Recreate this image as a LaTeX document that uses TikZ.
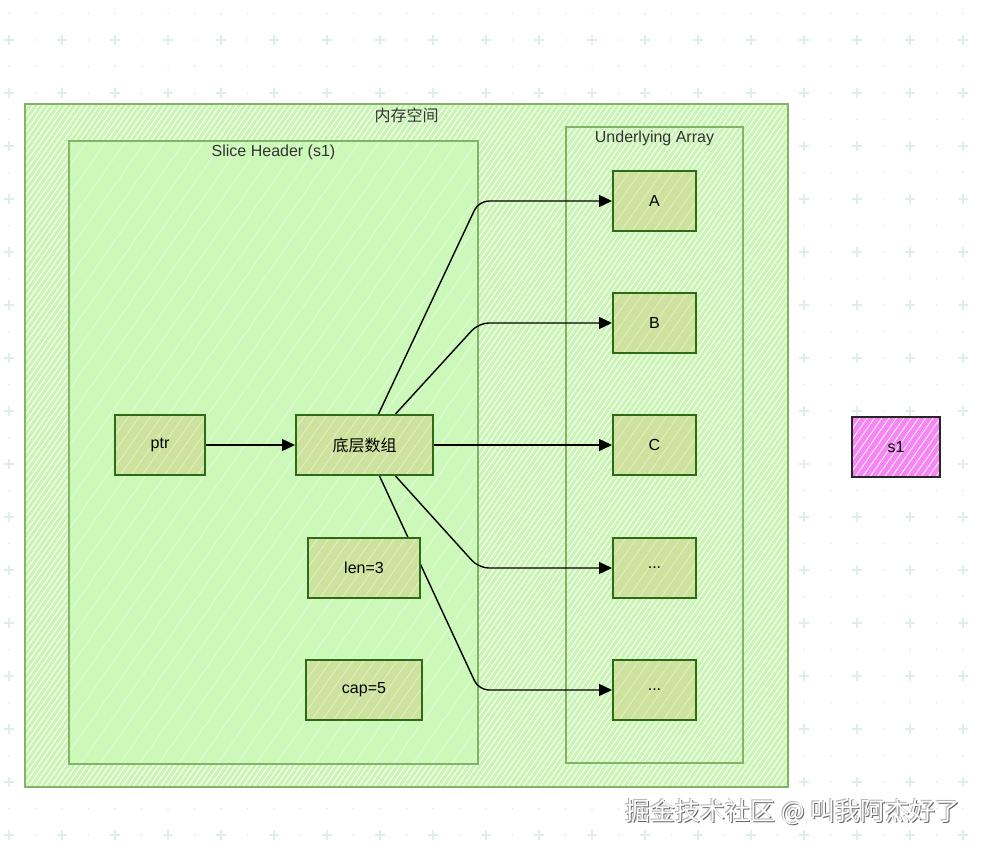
\documentclass[tikz,border=0pt]{standalone}
\usepackage{fontspec}
\setmainfont{Liberation Sans}
\newfontfamily\cjk{Noto Sans CJK SC}
\usetikzlibrary{arrows.meta,patterns.meta,calc}
\pgfdeclarelayer{bg}
\pgfdeclarelayer{mid}
\pgfsetlayers{bg,mid,main}
\definecolor{gridc}{HTML}{E0ECEE}
\definecolor{dotc}{HTML}{E6EDEE}
\definecolor{contfill}{HTML}{C9F5B3}
\definecolor{hdrfill}{HTML}{CCF8BA}
\definecolor{contline}{HTML}{82B366}
\definecolor{nodefill}{HTML}{CDE29C}
\definecolor{nodeline}{HTML}{2D6B14}
\definecolor{magfill}{HTML}{F785F5}
\definecolor{txt}{HTML}{333333}
\begin{document}
\begin{tikzpicture}[x=1pt,y=-1pt,
  cont/.style={draw=contline, line width=1.5pt,
    preaction={fill=contfill},
    preaction={pattern={Lines[angle=55,distance=4.5pt,line width=1pt]}, pattern color=white},
    inner sep=0pt},
  hdrbox/.style={draw=contline, line width=1.5pt,
    preaction={fill=hdrfill},
    preaction={pattern={Lines[angle=55,distance=16pt,line width=0.6pt]}, pattern color=white!60!hdrfill},
    inner sep=0pt},
  ctitle/.style={text=txt, font=\fontsize{16}{19}\selectfont, inner sep=0pt},
  box/.style={draw=nodeline, line width=2pt,
    preaction={fill=nodefill},
    preaction={pattern={Lines[angle=55,distance=9pt,line width=0.6pt]}, pattern color=white!60!nodefill},
    minimum height=60pt, inner sep=0pt, text=black, font=\fontsize{16}{19}\selectfont},
  magbox/.style={draw=black!85, line width=2.2pt,
    preaction={fill=magfill},
    preaction={pattern={Lines[angle=55,distance=6pt,line width=0.8pt]}, pattern color=white},
    minimum width=88pt, minimum height=60pt, inner sep=0pt, text=black, font=\fontsize{16}{19}\selectfont},
  conn/.style={draw=black, line width=1.4pt, rounded corners=10pt, -{Triangle[length=13pt,width=12pt]}},
  wmtext/.style={font=\cjk\fontsize{25}{30}\selectfont, inner sep=0pt}
]
\useasboundingbox (0,0) rectangle (985,851);
\begin{pgfonlayer}{bg}
\fill[white] (0,0) rectangle (985,851);
\foreach \i in {0,...,37}{\foreach \j in {0,...,32}{
  \fill[dotc] ({9+26.5*\i},{13.5+26.5*\j}) circle (1pt);}}
\foreach \i in {0,2,...,36}{\foreach \j in {1,3,...,31}{
  \draw[gridc,line width=1.1pt] ({9+26.5*\i-5},{13.5+26.5*\j}) -- ++(10,0)
    ({9+26.5*\i},{13.5+26.5*\j-5}) -- ++(0,10);}}
\node[cont, minimum width=763pt, minimum height=683pt] (mem) at (406.5,445.5) {};
\node[hdrbox, minimum width=409pt, minimum height=623pt] (hdr) at (273.5,452.5) {};
\node[cont, minimum width=177pt, minimum height=636pt] (ua) at (654.5,445) {};
\end{pgfonlayer}

\node[ctitle] (memt) at ([yshift=-12pt]mem.north) {\cjk 内存空间};
\node[ctitle] (hdrt) at ([yshift=-12pt]hdr.north) {Slice Header (s1)};
\node[ctitle] (uat) at ([yshift=-12pt]ua.north) {Underlying Array};

\node[box, minimum width=90pt] (ptr) at (160,445) {ptr};
\node[box, minimum width=137pt] (arr) at (364.5,445) {\cjk 底层数组};
\node[box, minimum width=112pt] (len) at (364,568) {len=3};
\node[box, minimum width=116pt] (cap) at (364,690) {cap=5};
\node[box, minimum width=83pt] (A) at (654.5,201) {A};
\node[box, minimum width=83pt] (B) at (654.5,323) {B};
\node[box, minimum width=83pt] (C) at (654.5,445) {C};
\node[box, minimum width=83pt] (D) at (654.5,568) {...};
\node[box, minimum width=83pt] (E) at (654.5,690) {...};
\node[magbox] (s1) at (896,447) {s1};

\begin{pgfonlayer}{mid}
\draw[conn] (ptr) -- (arr);
\draw[conn] ([xshift=14pt]arr.north) -- (A.west -| hdr.east) -- (A.west);
\draw[conn] ([xshift=31pt]arr.north) -- (B.west -| hdr.east) -- (B.west);
\draw[conn] (arr) -- (C);
\draw[conn] ([xshift=31pt]arr.south) -- (D.west -| hdr.east) -- (D.west);
\draw[conn] ([xshift=15pt]arr.south) -- (E.west -| hdr.east) -- (E.west);
\end{pgfonlayer}

\node[wmtext, text=black!60] (wms1) at (794.3,813.3) {掘金技术社区 @ 叫我阿杰好了};
\node[wmtext, text=black!30] (wms2) at (792.4,811.4) {掘金技术社区 @ 叫我阿杰好了};
\node[wmtext, text=white] (wm) at (793,812) {掘金技术社区 @ 叫我阿杰好了};
\end{tikzpicture}
\end{document}
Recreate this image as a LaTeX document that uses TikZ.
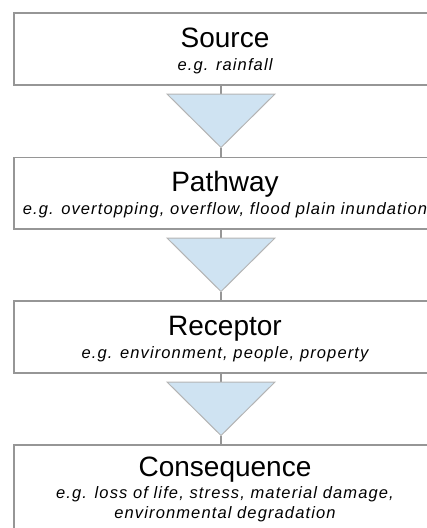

+++++

◆ Exercise ◆
Reproduce all the records verbatim, excluding images.

◆ Answer for the task ◆
Recreate this image as a LaTeX document that uses TikZ.
\documentclass[tikz,border=0pt]{standalone}
\usepackage{fontspec}
\setmainfont{Liberation Sans}
\newfontfamily\cjk{Noto Sans CJK SC}
\usetikzlibrary{arrows.meta,patterns.meta,calc}
\pgfdeclarelayer{bg}
\pgfdeclarelayer{mid}
\pgfsetlayers{bg,mid,main}
\definecolor{gridc}{HTML}{E0ECEE}
\definecolor{dotc}{HTML}{E6EDEE}
\definecolor{contfill}{HTML}{C9F5B3}
\definecolor{hdrfill}{HTML}{CCF8BA}
\definecolor{contline}{HTML}{82B366}
\definecolor{nodefill}{HTML}{CDE29C}
\definecolor{nodeline}{HTML}{2D6B14}
\definecolor{magfill}{HTML}{F785F5}
\definecolor{txt}{HTML}{333333}
\begin{document}
\begin{tikzpicture}[x=1pt,y=-1pt,
  cont/.style={draw=contline, line width=1.5pt,
    preaction={fill=contfill},
    preaction={pattern={Lines[angle=55,distance=4.5pt,line width=1pt]}, pattern color=white},
    inner sep=0pt},
  hdrbox/.style={draw=contline, line width=1.5pt,
    preaction={fill=hdrfill},
    preaction={pattern={Lines[angle=55,distance=16pt,line width=0.6pt]}, pattern color=white!60!hdrfill},
    inner sep=0pt},
  ctitle/.style={text=txt, font=\fontsize{16}{19}\selectfont, inner sep=0pt},
  box/.style={draw=nodeline, line width=2pt,
    preaction={fill=nodefill},
    preaction={pattern={Lines[angle=55,distance=9pt,line width=0.6pt]}, pattern color=white!60!nodefill},
    minimum height=60pt, inner sep=0pt, text=black, font=\fontsize{16}{19}\selectfont},
  magbox/.style={draw=black!85, line width=2.2pt,
    preaction={fill=magfill},
    preaction={pattern={Lines[angle=55,distance=6pt,line width=0.8pt]}, pattern color=white},
    minimum width=88pt, minimum height=60pt, inner sep=0pt, text=black, font=\fontsize{16}{19}\selectfont},
  conn/.style={draw=black, line width=1.4pt, rounded corners=10pt, -{Triangle[length=13pt,width=12pt]}},
  wmtext/.style={font=\cjk\fontsize{25}{30}\selectfont, inner sep=0pt}
]
\useasboundingbox (0,0) rectangle (985,851);
\begin{pgfonlayer}{bg}
\fill[white] (0,0) rectangle (985,851);
\foreach \i in {0,...,37}{\foreach \j in {0,...,32}{
  \fill[dotc] ({9+26.5*\i},{13.5+26.5*\j}) circle (1pt);}}
\foreach \i in {0,2,...,36}{\foreach \j in {1,3,...,31}{
  \draw[gridc,line width=1.1pt] ({9+26.5*\i-5},{13.5+26.5*\j}) -- ++(10,0)
    ({9+26.5*\i},{13.5+26.5*\j-5}) -- ++(0,10);}}
\node[cont, minimum width=763pt, minimum height=683pt] (mem) at (406.5,445.5) {};
\node[hdrbox, minimum width=409pt, minimum height=623pt] (hdr) at (273.5,452.5) {};
\node[cont, minimum width=177pt, minimum height=636pt] (ua) at (654.5,445) {};
\end{pgfonlayer}

\node[ctitle] (memt) at ([yshift=-12pt]mem.north) {\cjk 内存空间};
\node[ctitle] (hdrt) at ([yshift=-12pt]hdr.north) {Slice Header (s1)};
\node[ctitle] (uat) at ([yshift=-12pt]ua.north) {Underlying Array};

\node[box, minimum width=90pt] (ptr) at (160,445) {ptr};
\node[box, minimum width=137pt] (arr) at (364.5,445) {\cjk 底层数组};
\node[box, minimum width=112pt] (len) at (364,568) {len=3};
\node[box, minimum width=116pt] (cap) at (364,690) {cap=5};
\node[box, minimum width=83pt] (A) at (654.5,201) {A};
\node[box, minimum width=83pt] (B) at (654.5,323) {B};
\node[box, minimum width=83pt] (C) at (654.5,445) {C};
\node[box, minimum width=83pt] (D) at (654.5,568) {...};
\node[box, minimum width=83pt] (E) at (654.5,690) {...};
\node[magbox] (s1) at (896,447) {s1};

\begin{pgfonlayer}{mid}
\draw[conn] (ptr) -- (arr);
\draw[conn] ([xshift=14pt]arr.north) -- (A.west -| hdr.east) -- (A.west);
\draw[conn] ([xshift=31pt]arr.north) -- (B.west -| hdr.east) -- (B.west);
\draw[conn] (arr) -- (C);
\draw[conn] ([xshift=31pt]arr.south) -- (D.west -| hdr.east) -- (D.west);
\draw[conn] ([xshift=15pt]arr.south) -- (E.west -| hdr.east) -- (E.west);
\end{pgfonlayer}

\node[wmtext, text=black!60] (wms1) at (794.3,813.3) {掘金技术社区 @ 叫我阿杰好了};
\node[wmtext, text=black!30] (wms2) at (792.4,811.4) {掘金技术社区 @ 叫我阿杰好了};
\node[wmtext, text=white] (wm) at (793,812) {掘金技术社区 @ 叫我阿杰好了};
\end{tikzpicture}
\end{document}
Recreate this image as a LaTeX document that uses TikZ.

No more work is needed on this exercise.